Si tu en trouve un, fonce, c’est encore un bel appareil. Sauf si on t’en demande 1200 dollar bien sûr


----------



## Ashram_ (10 Janvier 2019)

gwen a dit:


> J’ai un 6S (pas le +) et comme toi, je ne souhaite pas me passer de certaines technologies. J’ai juste fait changer la batterie à la fin de l’année dernière mais,cett appareil marche encore comme au premier jour.
> 
> Si tu en trouve un, fonce, c’est encore un bel appareil. Sauf si on t’en demande 1200 dollar bien sûr



Merci pour ton retour.

Un 6S+ neuf c'est 509€ sur amazon en 128 Go.
Il reste le reconditionné type backmarket pour faire baisser la facture, mais j'ai pas tellement confiance, en particulier pour la batterie et le touch ID mécanique.


----------



## Gwen (10 Janvier 2019)

A ce prix la, ça ne vaut pas le coup de s'en priver.
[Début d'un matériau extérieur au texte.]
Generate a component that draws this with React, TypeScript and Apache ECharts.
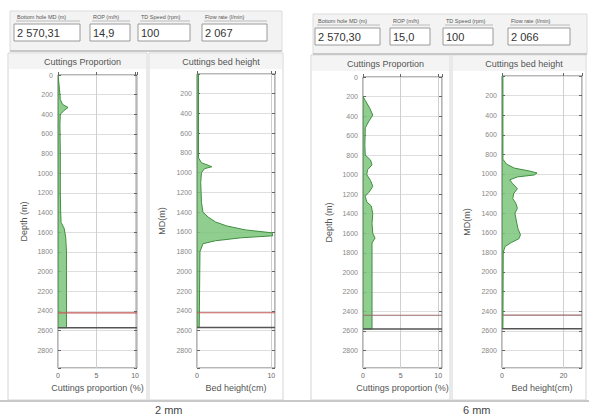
import React, { useEffect, useRef } from 'react';
import * as echarts from 'echarts';

const headerLabels = ['Bottom hole MD (m)', 'ROP (m/h)', 'TD Speed (rpm)', 'Flow rate (l/min)'];
const header2mm = ['2 570,31', '14,9', '100', '2 067'];
const header6mm = ['2 570,30', '15,0', '100', '2 066'];
const caseLabels = ['2 mm', '6 mm'];
const chartTitles = ['Cuttings Proportion', 'Cuttings bed height'];
const yAxisNames = ['Depth (m)', 'MD(m)'];
const xAxisNames = ['Cuttings proportion (%)', 'Bed height(cm)'];
const redLineDepth = [2420, 2440];
const bitDepth = [2570, 2580];

// [depth (m), value]
const prop2mm: [number, number][] = [
  [0, 0], [150, 0.2], [250, 0.3], [300, 0.6], [330, 1.3], [360, 0.8], [400, 0.3],
  [500, 0.25], [800, 0.3], [1000, 0.3], [1200, 0.3], [1400, 0.35], [1500, 0.4],
  [1560, 0.8], [1650, 1.0], [1800, 1.1], [2000, 1.1], [2200, 1.1], [2400, 1.1], [2570, 1.1],
];
const bed2mm: [number, number][] = [
  [0, 0.2], [850, 0.2], [900, 0.6], [940, 2.0], [960, 1.0], [1000, 0.6], [1100, 0.5],
  [1300, 0.6], [1400, 0.8], [1450, 1.5], [1500, 2.5], [1540, 4.0], [1580, 6.5],
  [1610, 10.1], [1640, 10.2], [1660, 6.0], [1690, 2.5], [1720, 0.8], [1800, 0.4], [2570, 0.3],
];
const prop6mm: [number, number][] = [
  [200, 0], [240, 0.3], [320, 0.9], [390, 1.3], [450, 0.8], [520, 0.3], [700, 0.25],
  [800, 0.3], [850, 1.0], [900, 1.2], [950, 0.6], [1000, 0.5], [1060, 1.0], [1120, 1.3],
  [1180, 0.8], [1220, 0.3], [1280, 0.5], [1320, 1.1], [1400, 1.3], [1500, 1.2], [1600, 1.3],
  [1650, 1.6], [1700, 1.2], [1900, 1.2], [2200, 1.2], [2580, 1.2],
];
const bed6mm: [number, number][] = [
  [0, 0.3], [850, 0.3], [900, 1.5], [940, 4], [970, 9], [990, 11.4], [1010, 10.5],
  [1030, 5], [1060, 2.5], [1100, 3.5], [1150, 5.0], [1200, 3.8], [1250, 3.5], [1300, 4.5],
  [1350, 5.0], [1400, 4.2], [1450, 4.5], [1500, 4.8], [1560, 5.2], [1620, 6.0], [1660, 5.5],
  [1700, 3], [1740, 1], [1800, 0.4], [2570, 0.3],
];

const FONT = 'Liberation Sans, Arial, sans-serif';

const panels = [
  { left: 58, top: 75, width: 79, height: 293, xMax: 10.25, xInt: 5, data: prop2mm, kind: 0, c: 0, frame: [8, 53, 139, 347] },
  { left: 197, top: 74, width: 78, height: 294, xMax: 10.5, xInt: 10, data: bed2mm, kind: 1, c: 0, frame: [149, 53, 134, 347] },
  { left: 363, top: 77, width: 79, height: 291, xMax: 10.5, xInt: 5, data: prop6mm, kind: 0, c: 1, frame: [311, 55, 139, 345] },
  { left: 502, top: 76, width: 80, height: 292, xMax: 26, xInt: 20, data: bed6mm, kind: 1, c: 1, frame: [452, 55, 134, 345] },
];

const headerLayouts = [
  { x: 10, y: 11, w: 272, h: 40, labelY: 17, boxY: 24, boxes: [[14, 66], [90, 40], [138, 52], [202, 65]], values: header2mm },
  { x: 313, y: 14, w: 274, h: 40, labelY: 21, boxY: 28, boxes: [[315, 65], [390, 40], [443, 50], [508, 62]], values: header6mm },
];

export default function App() {
  const ref = useRef<HTMLDivElement>(null);
  useEffect(() => {
    if (!ref.current) return;
    const chart = echarts.init(ref.current, null, { renderer: 'svg' });
    const grid: any[] = [];
    const xAxis: any[] = [];
    const yAxis: any[] = [];
    const series: any[] = [];
    const graphic: any[] = [];

    panels.forEach((p, i) => {
      grid.push({ left: p.left, top: p.top, width: p.width, height: p.height, show: true, borderColor: '#6f6f6f', borderWidth: 1, backgroundColor: 'transparent' });
      xAxis.push({
        type: 'value', gridIndex: i, min: 0, max: p.xMax, interval: p.xInt,
        name: xAxisNames[p.kind], nameLocation: 'middle', nameGap: 14,
        nameTextStyle: { fontSize: 9, color: '#555', fontFamily: FONT },
        axisLine: { show: false },
        axisTick: { show: true, inside: true, length: 3, lineStyle: { color: '#666' } },
        axisLabel: { fontSize: 7, color: '#666', margin: 4, fontFamily: FONT, formatter: (v: number) => (v % p.xInt === 0 ? String(v) : '') },
        splitLine: { show: true, lineStyle: { color: '#cfcfcf', width: 1 } },
      });
      const yBase = { type: 'value', gridIndex: i, min: 0, max: 2980, interval: 200, inverse: true };
      yAxis.push({
        ...yBase, position: 'left',
        name: yAxisNames[p.kind], nameLocation: 'middle', nameGap: p.kind === 0 ? 30 : 31,
        nameTextStyle: { fontSize: 9, color: '#555', fontFamily: FONT },
        axisLine: { show: false },
        axisTick: { show: true, inside: true, length: 3, lineStyle: { color: '#666' } },
        axisLabel: {
          fontSize: 7, color: '#888', margin: 5, fontFamily: FONT,
          formatter: (v: number) => (v % 200 === 0 && v <= 2800 && !(p.kind === 1 && v === 0) ? String(v) : ''),
        },
        splitLine: { show: true, lineStyle: { color: '#dedede', width: 1 } },
      });
      yAxis.push({
        ...yBase, position: 'right',
        axisLine: { show: false }, axisLabel: { show: false }, splitLine: { show: false },
        axisTick: { show: true, inside: true, length: 3, lineStyle: { color: '#666' } },
      });
      const pts = p.data;
      series.push({
        type: 'custom', coordinateSystem: 'cartesian2d', xAxisIndex: i, yAxisIndex: i * 2,
        silent: true, clip: true,
        data: pts.map(([d, v]) => [v, d]),
        renderItem: (params: any, api: any) => {
          if (params.dataIndex !== 0) return null;
          const poly = pts.map(([d, v]) => api.coord([v, d]));
          const first = api.coord([0, pts[0][0]]);
          const last = api.coord([0, pts[pts.length - 1][0]]);
          return {
            type: 'polygon',
            shape: { points: [first, ...poly, last] },
            style: { fill: 'rgba(125,198,125,0.85)', stroke: '#3f8f3f', lineWidth: 1 },
          };
        },
      });
      series.push({
        type: 'line', xAxisIndex: i, yAxisIndex: i * 2, showSymbol: false, silent: true,
        data: [[0, redLineDepth[p.c]], [p.xMax, redLineDepth[p.c]]],
        lineStyle: { color: p.c === 0 ? '#c45858' : '#9a6a6a', width: 1.2 },
      });
      series.push({
        type: 'line', xAxisIndex: i, yAxisIndex: i * 2, showSymbol: false, silent: true,
        data: [[0, bitDepth[p.c]], [p.xMax, bitDepth[p.c]]],
        lineStyle: { color: '#555', width: 1.5 },
      });

      const [fx, fy, fw, fh] = p.frame;
      graphic.push({ type: 'rect', shape: { x: fx, y: fy, width: fw, height: fh }, style: { fill: 'none', stroke: '#d4d4d4', lineWidth: 1 } });
      graphic.push({ type: 'rect', shape: { x: fx + 1, y: fy + 1, width: fw - 2, height: 15 }, style: { fill: '#f4f4f4' } });
      graphic.push({
        type: 'text', x: fx + fw / 2 + 5, y: fy + 9,
        style: { text: chartTitles[p.kind], fontSize: 9, fill: '#555', fontFamily: FONT, align: 'center', verticalAlign: 'middle' },
      });
    });

    headerLayouts.forEach((h) => {
      graphic.push({ type: 'rect', shape: { x: h.x, y: h.y, width: h.w, height: h.h }, style: { fill: '#f3f3f3', stroke: '#dcdcdc', lineWidth: 1 } });
      graphic.push({ type: 'line', shape: { x1: h.x, y1: h.y + h.h, x2: h.x + h.w, y2: h.y + h.h }, style: { stroke: '#c8c8c8', lineWidth: 2 } });
      h.boxes.forEach(([bx, bw], k) => {
        graphic.push({
          type: 'text', x: bx + 3, y: h.labelY,
          style: { text: headerLabels[k], fontSize: 5.5, fill: '#555', fontFamily: FONT, align: 'left', verticalAlign: 'middle' },
        });
        graphic.push({ type: 'line', shape: { x1: bx + 2, y1: h.labelY + 4, x2: bx + bw, y2: h.labelY + 4 }, style: { stroke: '#bbb', lineWidth: 1 } });
        graphic.push({ type: 'rect', shape: { x: bx, y: h.boxY, width: bw, height: 17 }, style: { fill: '#ffffff', stroke: '#9a9a9a', lineWidth: 1 } });
        graphic.push({
          type: 'text', x: bx + 3, y: h.boxY + 9,
          style: { text: h.values[k], fontSize: 11, fill: '#333', fontFamily: FONT, align: 'left', verticalAlign: 'middle' },
        });
      });
    });

    graphic.push({ type: 'line', shape: { x1: 0, y1: 401, x2: 589, y2: 401 }, style: { stroke: '#c8c8c8', lineWidth: 2 } });
    graphic.push({ type: 'text', x: 155, y: 415, style: { text: caseLabels[0], fontSize: 11, fill: '#444', fontFamily: FONT, align: 'left', verticalAlign: 'bottom' } });
    graphic.push({ type: 'text', x: 463, y: 415, style: { text: caseLabels[1], fontSize: 11, fill: '#444', fontFamily: FONT, align: 'left', verticalAlign: 'bottom' } });

    chart.setOption({ animation: false, backgroundColor: '#ffffff', grid, xAxis, yAxis, series, graphic });
    return () => chart.dispose();
  }, []);
  return <div ref={ref} style={{ position: 'fixed', left: 0, top: 0, width: 589, height: 416 }} />;
}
Va pour le neuf.


----------



## Jura39 (10 Janvier 2019)

509 € ?  c'est pas trop élevé pour du reconditionnement  ?


----------



## Gwen (10 Janvier 2019)

C’est un neuf justement et non un reconditionné.


----------



## Jura39 (11 Janvier 2019)

Ouppss , j'ai mal lu


----------



## Deleted member 1146516 (17 Janvier 2019)

C'est cher quand même pour un IPhone 6S Plus. Dans un ans, IOS 13 fera en sorte qu'il ne fonctionne plus.
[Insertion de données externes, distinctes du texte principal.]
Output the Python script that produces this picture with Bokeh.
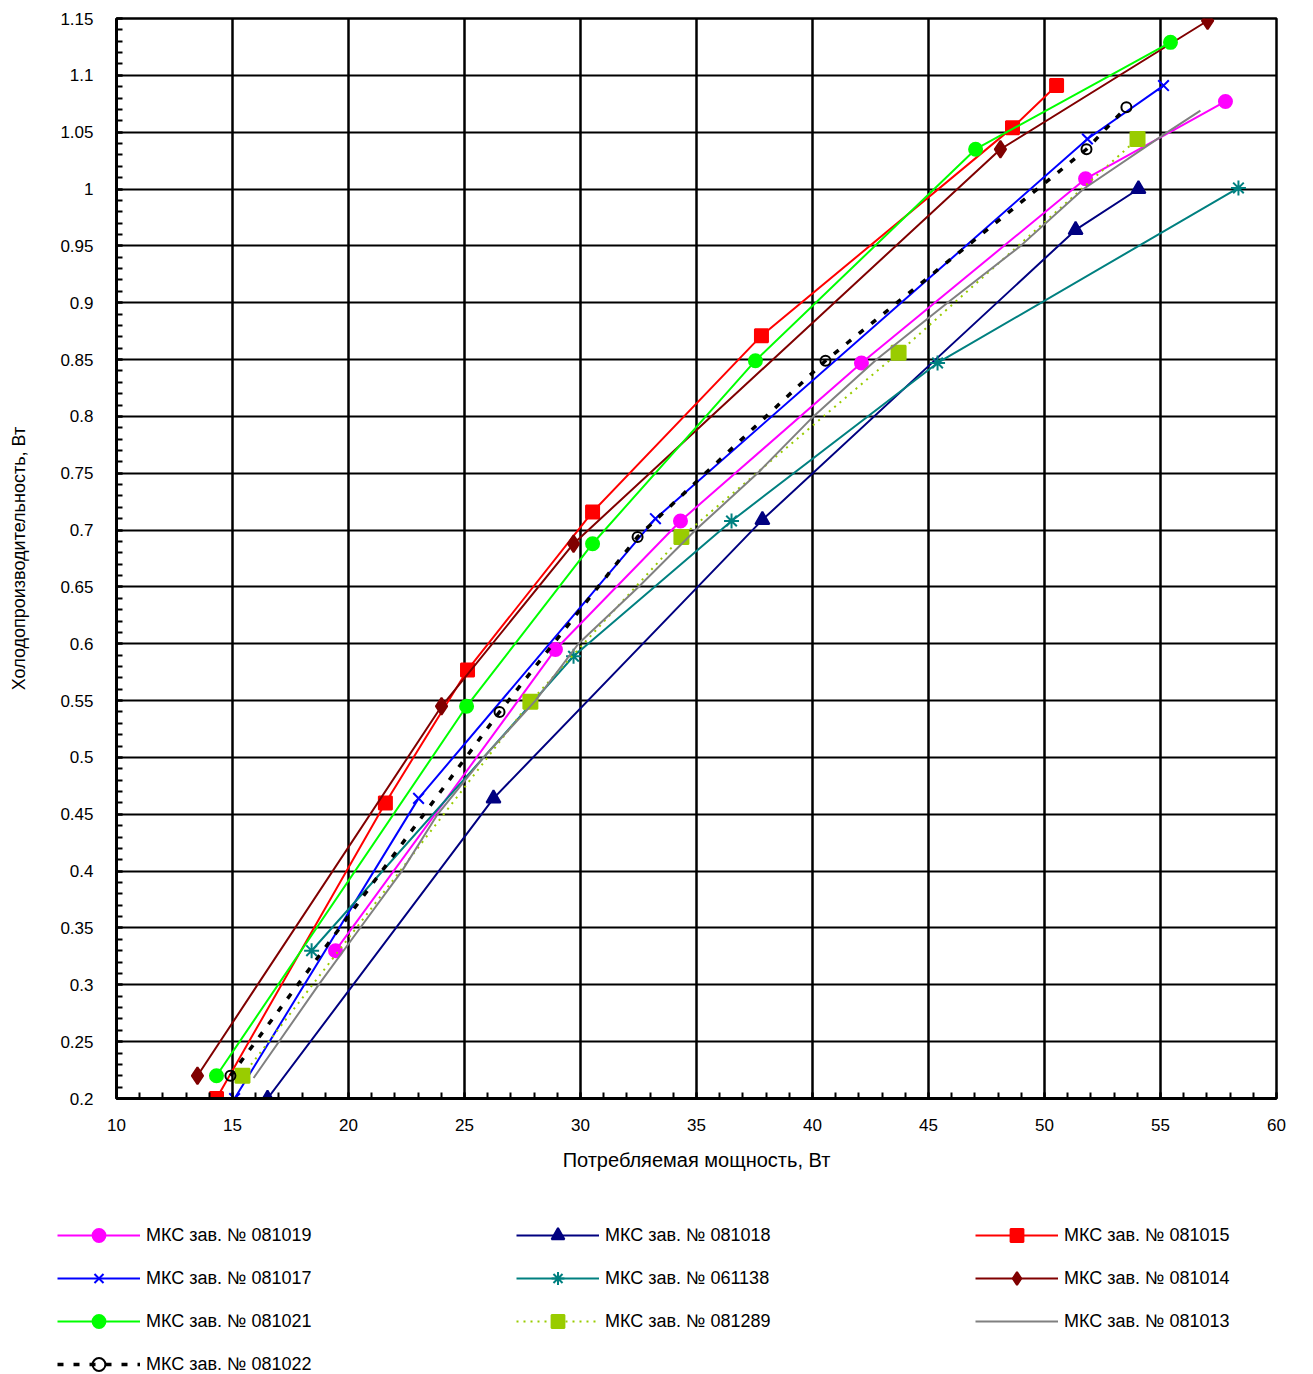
from bokeh.plotting import figure
from bokeh.models import FixedTicker, Legend, LegendItem, Range1d
from bokeh.embed import file_html
from bokeh.resources import INLINE

# ---------------- data ----------------
x_ticks = [10, 15, 20, 25, 30, 35, 40, 45, 50, 55, 60]
x_tick_labels = ["10", "15", "20", "25", "30", "35", "40", "45", "50", "55", "60"]
y_ticks = [0.2, 0.25, 0.3, 0.35, 0.4, 0.45, 0.5, 0.55, 0.6, 0.65, 0.7, 0.75,
           0.8, 0.85, 0.9, 0.95, 1.0, 1.05, 1.1, 1.15]
y_tick_labels = ["0.2", "0.25", "0.3", "0.35", "0.4", "0.45", "0.5", "0.55", "0.6", "0.65",
                 "0.7", "0.75", "0.8", "0.85", "0.9", "0.95", "1", "1.05", "1.1", "1.15"]

x_081019 = [19.44, 28.92, 34.31, 42.11, 51.77, 57.80]
y_081019 = [0.330, 0.595, 0.708, 0.847, 1.009, 1.077]

x_081018 = [16.51, 26.25, 37.84, 51.34, 54.05]
y_081018 = [0.200, 0.464, 0.709, 0.964, 1.000]

x_081015 = [14.31, 21.59, 25.13, 30.52, 37.80, 48.62, 50.52]
y_081015 = [0.200, 0.460, 0.577, 0.716, 0.871, 1.054, 1.091]

x_081017 = [15.09, 23.02, 33.23, 51.85, 55.13]
y_081017 = [0.200, 0.464, 0.710, 1.044, 1.091]

x_061138 = [18.41, 29.70, 36.51, 45.39, 58.36]
y_061138 = [0.330, 0.589, 0.708, 0.847, 1.001]

x_081014 = [13.49, 24.01, 29.70, 48.10, 57.03]
y_081014 = [0.220, 0.545, 0.688, 1.035, 1.148]

x_081021 = [14.31, 25.09, 30.52, 37.54, 47.03, 55.43]
y_081021 = [0.220, 0.545, 0.688, 0.849, 1.035, 1.129]

x_081289 = [15.43, 27.84, 34.35, 43.71, 54.01]
y_081289 = [0.220, 0.549, 0.694, 0.856, 1.044]

x_081013 = [15.91, 18.71, 20.50, 22.30, 23.84, 25.82, 28.06, 29.91, 32.50, 34.96,
            37.63, 40.04, 42.76, 45.82, 48.97, 51.68, 55.30, 56.72]
y_081013 = [0.218, 0.30, 0.35, 0.40, 0.45, 0.50, 0.55, 0.60, 0.65, 0.70,
            0.75, 0.80, 0.85, 0.90, 0.95, 1.00, 1.05, 1.069]

x_081022 = [14.91, 26.51, 32.46, 40.56, 51.81, 53.53]
y_081022 = [0.220, 0.540, 0.694, 0.849, 1.035, 1.072]

labels = ["МКС зав. № 081019", "МКС зав. № 081018", "МКС зав. № 081015",
          "МКС зав. № 081017", "МКС зав. № 061138", "МКС зав. № 081014",
          "МКС зав. № 081021", "МКС зав. № 081289", "МКС зав. № 081013",
          "МКС зав. № 081022"]

# ---------------- styles ----------------
series = [
    (x_081019, y_081019, dict(color="#FF00FF", dash="solid", lw=2, marker="circle", size=13, fill="#FF00FF")),
    (x_081018, y_081018, dict(color="#000080", dash="solid", lw=2, marker="triangle", size=14, fill="#000080")),
    (x_081015, y_081015, dict(color="#FF0000", dash="solid", lw=2, marker="square", size=13, fill="#FF0000")),
    (x_081017, y_081017, dict(color="#0000FF", dash="solid", lw=2, marker="x", size=15, fill="#0000FF")),
    (x_061138, y_061138, dict(color="#008080", dash="solid", lw=2, marker="asterisk", size=15, fill="#008080")),
    (x_081014, y_081014, dict(color="#800000", dash="solid", lw=2, marker="diamond", size=17, fill="#800000")),
    (x_081021, y_081021, dict(color="#00FF00", dash="solid", lw=2, marker="circle", size=13, fill="#00FF00")),
    (x_081289, y_081289, dict(color="#99CC00", dash="2 5", lw=2, marker="square", size=14, fill="#99CC00")),
    (x_081013, y_081013, dict(color="#808080", dash="solid", lw=2, marker=None, size=0, fill=None)),
    (x_081022, y_081022, dict(color="#000000", dash="6 10", lw=3.5, marker="circle", size=10, fill=None)),
]


def draw(fig, xs, ys, st):
    rs = [fig.line(xs, ys, line_color=st["color"], line_width=st["lw"], line_dash=st["dash"])]
    if st["marker"] is not None:
        if st["fill"] is None:
            rs.append(fig.scatter(xs, ys, marker=st["marker"], size=st["size"], line_color=st["color"],
                                  line_width=2, fill_color="white", fill_alpha=0))
        else:
            rs.append(fig.scatter(xs, ys, marker=st["marker"], size=st["size"], line_color=st["color"],
                                  line_width=2, fill_color=st["fill"]))
    return rs


p = figure(width=1310, height=1190, output_backend="svg", toolbar_location=None,
           x_range=Range1d(10, 60), y_range=Range1d(0.2, 1.15),
           min_border_left=116, min_border_right=34, min_border_top=18,
           min_border_bottom=92, background_fill_color="white",
           border_fill_color="white")

p.outline_line_color = "black"
p.outline_line_width = 2.5

p.xaxis.ticker = FixedTicker(ticks=x_ticks, minor_ticks=list(range(10, 61)))
p.yaxis.ticker = FixedTicker(ticks=y_ticks, minor_ticks=[round(0.2 + 0.01 * i, 2) for i in range(96)])
p.xaxis.major_label_overrides = {t: s for t, s in zip(x_ticks, x_tick_labels)}
p.yaxis.major_label_overrides = {t: s for t, s in zip(y_ticks, y_tick_labels)}

for ax in (p.xaxis, p.yaxis):
    ax.axis_line_color = "black"
    ax.axis_line_width = 3
    ax.major_tick_in = 6
    ax.major_tick_out = 0
    ax.minor_tick_in = 6
    ax.minor_tick_out = 0
    ax.major_tick_line_width = 2
    ax.minor_tick_line_width = 2
    ax.major_tick_line_color = "black"
    ax.minor_tick_line_color = "black"
    ax.major_label_text_font = "Liberation Sans"
    ax.major_label_text_font_size = "17px"
    ax.major_label_text_color = "black"
    ax.axis_label_text_font = "Liberation Sans"
    ax.axis_label_text_font_style = "normal"
    ax.axis_label_text_color = "black"

p.xaxis.major_label_standoff = 20
p.yaxis.major_label_standoff = 23
p.xaxis.axis_label = "Потребляемая мощность, Вт"
p.yaxis.axis_label = "Холодопроизводительность, Вт"
p.xaxis.axis_label_text_font_size = "20px"
p.yaxis.axis_label_text_font_size = "18px"
p.xaxis.axis_label_standoff = 15
p.yaxis.axis_label_standoff = 28

p.xgrid.ticker = FixedTicker(ticks=x_ticks)
p.ygrid.ticker = FixedTicker(ticks=y_ticks)
p.xgrid.grid_line_color = "black"
p.xgrid.grid_line_width = 2.5
p.ygrid.grid_line_color = "black"
p.ygrid.grid_line_width = 2

for xs, ys, st in series:
    draw(p, xs, ys, st)

# legend panel: same series drawn outside its visible range, only the legend shows
lf = figure(width=1310, height=182, output_backend="svg", toolbar_location=None,
            x_range=Range1d(100, 101), y_range=Range1d(100, 101),
            x_axis_location=None, y_axis_location=None, min_border=0,
            background_fill_color="white", border_fill_color="white")
lf.outline_line_color = None
lf.xgrid.visible = False
lf.ygrid.visible = False

items = []
for (xs, ys, st), lab in zip(series, labels):
    items.append(LegendItem(label=lab, renderers=draw(lf, xs, ys, st)))

legend = Legend(items=items, location=(57, -8), orientation="horizontal", ncols=3,
                glyph_width=83, glyph_height=32, label_height=32, label_width=359,
                label_standoff=6, spacing=11, padding=0, margin=0,
                label_text_font="Liberation Sans", label_text_font_size="18px",
                label_text_color="black",
                background_fill_alpha=0, border_line_alpha=0)
lf.add_layout(legend, "center")

open("out.html", "w").write(file_html([p, lf], INLINE))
J'ai eu se problème avec un IPad. Neuf : IOS 7 et deux ans plus tard avec la 9.5, elle ramait. C'était devenu inutilisable.

Quant au 6S, je suppose que ça va faire pareil avec la version 12 ou la 13.

Je te déconseille. En plus 509 euro ? C'est excessif pour un téléphone qui date de la préhistoire. (façon de parler xD )

Edit: Je n'ai rien dit pour le prix. Le Galaxy S6 Edge à 620 euro !!!  

Pourquoi des vieux téléphones coûtent aussi chers ?


----------



## Jura39 (17 Janvier 2019)

A voir


----------